Not mentioned, however, are similar injunctions on sleep deprivation or sensory manipulation, such as barraging a detainee with light or noise for extended periods of time to induce disorientation. Both practices are thought to be in recent usage by CIA interrogators. And while senior officials wouldn’t give any comment on those or other techniques, an alert reporter on a Friday conference call with anonymous senior officials caught the lack of reference to sleep deprivation. From the transcript:

QUESTION: Hi. I have a couple quick questions. One is in the provision that talks about how the detainees ought to receive the basic necessities of life, there’s food and water, shelter from elements, and so forth, is there a reason that sleep is not included in that category? Can you say, regarding protection from extremes of heat and cold how someone would define what constitutes an extreme?

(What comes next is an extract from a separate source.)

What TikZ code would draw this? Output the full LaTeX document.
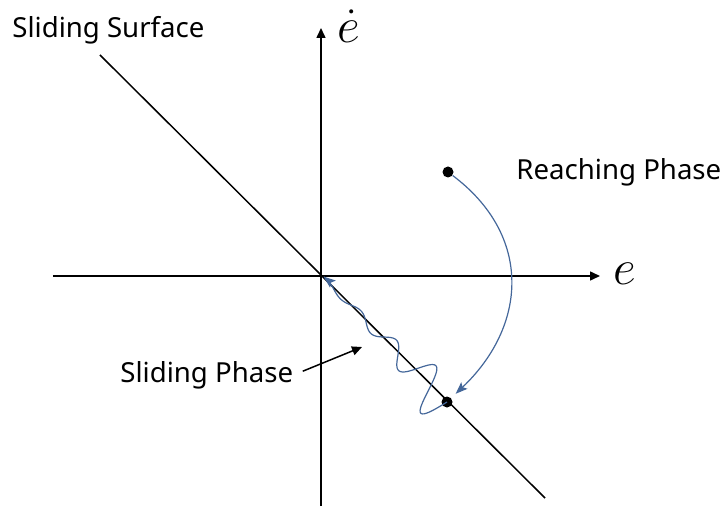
\documentclass[tikz,border=0pt]{standalone}
\usepackage{fontspec}
\setmainfont{Noto Sans}
\usepackage{amsmath}
\usepackage{tikz}
\usetikzlibrary{positioning, arrows.meta, calc}
\definecolor{phaseblue}{HTML}{44679A}

\begin{document}
\begin{tikzpicture}[x=0.5pt, y=0.5pt, font=\fontsize{13.8}{16}\selectfont,
            axis/.style={line width=0.75pt, -{Triangle[length=5pt, width=4.5pt]}},
            dot/.style={circle, fill=black, minimum size=5.5pt, inner sep=0},
            traj/.style={phaseblue, line width=0.6pt, -{Stealth[length=6pt, width=4.5pt, inset=1.2pt]}}]
            \useasboundingbox (-321,-238) rectangle (401,276);
            % Axes
            \coordinate (O) at (0,0);
            \coordinate (xl) at (-268,0);
            \coordinate (xr) at (279,0);
            \coordinate (yb) at (0,-230);
            \coordinate (yt) at (0,248);
            \draw[axis] (xl) -- (xr);
            \draw[axis] (yb) -- (yt);
            \node[font=\fontsize{24}{24}\selectfont] (elab) at (304,2) {$e$};
            \node[font=\fontsize{24}{24}\selectfont, inner sep=0] (edlab) at (28,250) {$\dot{e}$};

            % Sliding surface
            \coordinate (ssa) at (-221,221);
            \coordinate (ssb) at (224,-222);
            \draw[line width=0.75pt] (ssa) -- (ssb);
            \node[anchor=west, inner sep=0] (sslab) at (-309,246) {Sliding Surface};

            % Reaching phase
            \node[dot] (reach) at (127,104) {};
            \node[dot] (hit) at (126,-126) {};
            \draw[traj, shorten >=3pt] (reach) .. controls (212,40) and (206,-50) .. (hit);
            \node[anchor=west, inner sep=0] (rplab) at (195,104) {Reaching Phase};

            % Sliding phase
            \begin{scope}[shift={(hit)}, rotate=135]
                \draw[traj] plot[domain=0:176, samples=220, smooth]
                    (\x, {32*exp(-\x/58)*sin(\x*7.826)});
            \end{scope}
            \node[anchor=west, inner sep=0] (splab) at (-201,-99) {Sliding Phase};
            \coordinate (sptip) at (41,-71);
            \draw[line width=0.75pt, -{Triangle[length=5pt, width=4.5pt]}, shorten <=5pt] (splab.east) -- (sptip);
        \end{tikzpicture}
\end{document}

SENIOR ADMINISTRATION OFFICIAL ONE: I think these are standards and terms that are traditionally used in the Geneva conventions and consistently applied. And each of them would — the term like extremes of heat and cold I think would be given a reasonable interpretation based on circumstances. But I think it’s intended to be clear that we’re not talking about forcibly induced hypothermia or any use of extreme temperatures as a practice in a program like this. And so I think that is intended to be clear.

And as to sleep, that’s not something that is traditionally enumerated in the Geneva Convention provisions. And beyond that I’m not in a position to comment about particular —

The official, according to the transcript, doesn’t say anything more. The lack of reference to sleep deprivation or sensory manipulation in the order suggests that the approach taken by the Bush administration is that on so-called “torture lite” interrogation methods, only what’s expressly prohibited by Geneva is expressly prohibited by CIA interrogators. Combined with the “considering the circumstances” caveat, that leaves a lot of leeway for an interrogator to abuse a detainee.